It has been an interesting week or so. The day job keeps me busy and life is unquestionably far from empty. now that at least part of the development has been outsourced, I am thinking more and throwing more of the wider issues into play.
For example, I have not yet founded the charity. Obviously I have financial restrictions, and a couple of leads into specialists have led nowhere to date, and I don’t wish to waste time for no good reason by submitting a half-cooked or misleading application into Charities Services. So I put a couple of questions out into the ether to see what the perceptions on this might be.
An immediate response was the perception that Givahoy’s charity activities could be interpreted as money laundering. This was a surprise to me – I’ve worked in money laundering detection and didn’t look at it this way at all. My interpretation is that if someone wanted to hide their funding of a questionable charity then they could load up payments through Givahoy into the charity, masking their contribution. It wouldn’t work – Givahoy is geared around small transactions; reporting will be transparent, showing all the ins and outs – but validation of charities is, to my mind, the responsibility of government. Which isn’t to say that I wouldn’t disagree with their verdict.
And “what if it isn’t a charitable purpose?” Without that, Givahoy would be a different proposition, it’s fair to say, but would that be the end of it?

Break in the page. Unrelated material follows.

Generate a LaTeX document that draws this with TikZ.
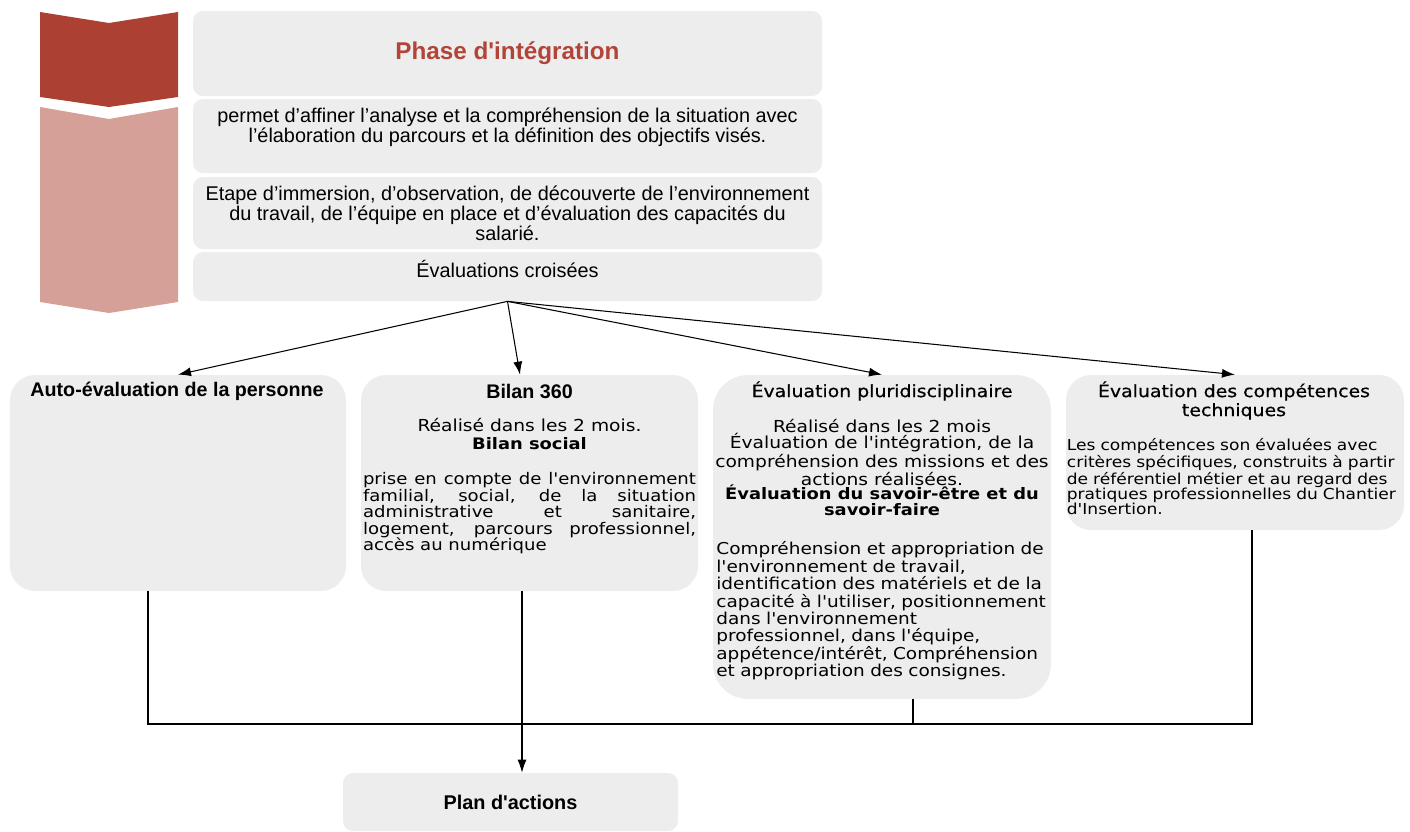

Well… no. There’s the easy option: just push the donations straight on to the charities and offer no tax receipts. And there’s the hard option: make all the payments and ask the charities nicely to provide receipts.
Another ongoing perception is around Pushpay: “isn’t it just the same?” And my answer remains no. They are a payment method, have fees and are focused on static locations. Givahoy is a payment aggregator, has no fees and supports flexible locations along with proximity.
Much of which just comes down to my communication. I’m not crystallising the proposition yet. Which means I’m in the position of saying “wait and see.” I know it’s different and I can’t wait to show you.